- REQUIREMENTS
Pictures stay out. Extract the lines below from the first one through the line with "from matplotlib.path import Path", both included.
--- start ---
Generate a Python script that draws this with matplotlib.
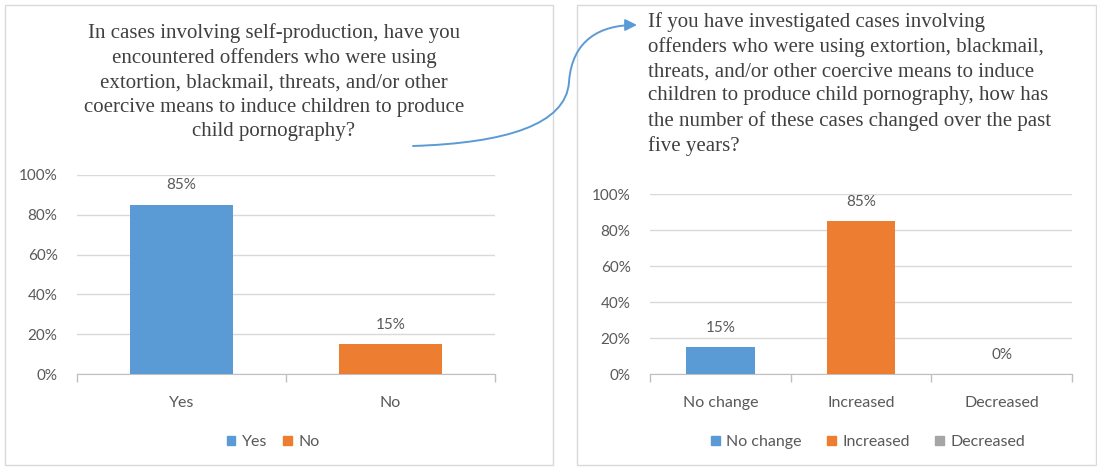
import matplotlib.pyplot as plt
import numpy as np
from matplotlib.patches import Rectangle, FancyArrowPatch, Patch
from matplotlib.path import Path

# survey answers, share of respondents
q1_cats = ["Yes", "No"]
q1_vals = [0.85, 0.15]
q1_title = ("In cases involving self-production, have you\n"
            "encountered offenders who were using\n"
            "extortion, blackmail, threats, and/or other\n"
            "coercive means to induce children to produce\n"
            "child pornography?")

q2_cats = ["No change", "Increased", "Decreased"]
q2_vals = [0.15, 0.85, 0.0]
q2_title = ("If you have investigated cases involving\n"
            "offenders who were using extortion, blackmail,\n"
            "threats, and/or other coercive means to induce\n"
            "children to produce child pornography, how has\n"
            "the number of these cases changed over the past\n"
            "five years?")

COLORS = ["#5b9bd5", "#ed7d31", "#a5a5a5"]
TXT = "#595959"
W, H = 1097, 469

plt.rcParams['font.family'] = ['Lato', 'DejaVu Sans']

fig = plt.figure(figsize=(W / 100, H / 100), dpi=100)


def px_box(x0, x1, ytop, ybot):
    return [x0 / W, 1 - ybot / H, (x1 - x0) / W, (ybot - ytop) / H]


def fx(x):
    return x / W


def fy(y):
    return 1 - y / H


# panel frames
for x0, x1 in [(5, 553), (577, 1096)]:
    fig.patches.append(Rectangle((fx(x0), fy(465)), fx(x1) - fx(x0), fy(5) - fy(465),
                                 transform=fig.transFigure, fill=False,
                                 edgecolor="#d9d9d9", linewidth=1))


def bar_panel(rect, cats, vals):
    ax = fig.add_axes(rect)
    x = np.arange(len(cats))
    ax.bar(x, vals, width=0.49, color=COLORS[:len(cats)], zorder=3)
    for xi, v in zip(x, vals):
        ax.annotate(f"{v:.0%}", (xi, v), xytext=(0, 9), textcoords="offset points",
                    ha="center", va="bottom", fontsize=11, color=TXT)
    ax.set_ylim(0, 1)
    ax.set_xlim(-0.5, len(cats) - 0.5)
    ax.set_yticks(np.arange(0, 1.01, 0.2))
    ax.set_yticklabels([f"{t:.0%}" for t in np.arange(0, 1.01, 0.2)])
    ax.yaxis.grid(True, color="#d9d9d9", linewidth=1, zorder=0)
    ax.set_xticks(x)
    ax.set_xticklabels(cats)
    ax.set_xticks(np.arange(-0.5, len(cats)), minor=True)
    ax.tick_params(axis="x", which="major", length=0, pad=16, labelsize=11.5, labelcolor=TXT)
    ax.tick_params(axis="x", which="minor", length=6, color="#bfbfbf", width=1)
    ax.tick_params(axis="y", length=0, pad=14, labelsize=11, labelcolor=TXT)
    for s in ["top", "right", "left"]:
        ax.spines[s].set_visible(False)
    ax.spines["bottom"].set_color("#bfbfbf")
    return ax


ax1 = bar_panel(px_box(77, 495, 175, 374), q1_cats, q1_vals)
ax2 = bar_panel(px_box(650, 1072, 194, 374), q2_cats, q2_vals)

# titles
fig.text(fx(274), fy(23), q1_title, ha="center", va="top", fontsize=15,
         family="Liberation Serif", color="#404040", linespacing=1.38)
fig.text(fx(648), fy(12), q2_title, ha="left", va="top", fontsize=15,
         family="Liberation Serif", color="#404040", linespacing=1.36)

# legends
h1 = [Patch(color=c) for c in COLORS[:2]]
fig.legend(h1, q1_cats, loc="center", bbox_to_anchor=(fx(273), fy(442)), ncol=2,
           frameon=False, fontsize=11.5, handlelength=0.55, handleheight=0.55,
           handletextpad=0.4, columnspacing=1.0, labelcolor=TXT)
h2 = [Patch(color=c) for c in COLORS]
fig.legend(h2, q2_cats, loc="center", bbox_to_anchor=(fx(868), fy(442)), ncol=3,
           frameon=False, fontsize=11.5, handlelength=0.55, handleheight=0.55,
           handletextpad=0.4, columnspacing=1.6, labelcolor=TXT)

# connector arrow between the two questions
pts = [(413, 146), (505, 143), (566, 125), (569, 82),
       (572, 40), (600, 25), (637, 25)]
verts = [(fx(x), fy(y)) for x, y in pts]
codes = [Path.MOVETO] + [Path.CURVE4] * 6
fig.patches.append(FancyArrowPatch(path=Path(verts, codes), transform=fig.transFigure,
                                   arrowstyle="-|>,head_length=7,head_width=3.5",
                                   color="#5b9bd5", linewidth=1.4))

fig.savefig("out.png", dpi=100)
--- end ---
- RESULT BELOW
Generate a Python script that draws this with matplotlib.
import matplotlib.pyplot as plt
import numpy as np
from matplotlib.patches import Rectangle, FancyArrowPatch, Patch
from matplotlib.path import Path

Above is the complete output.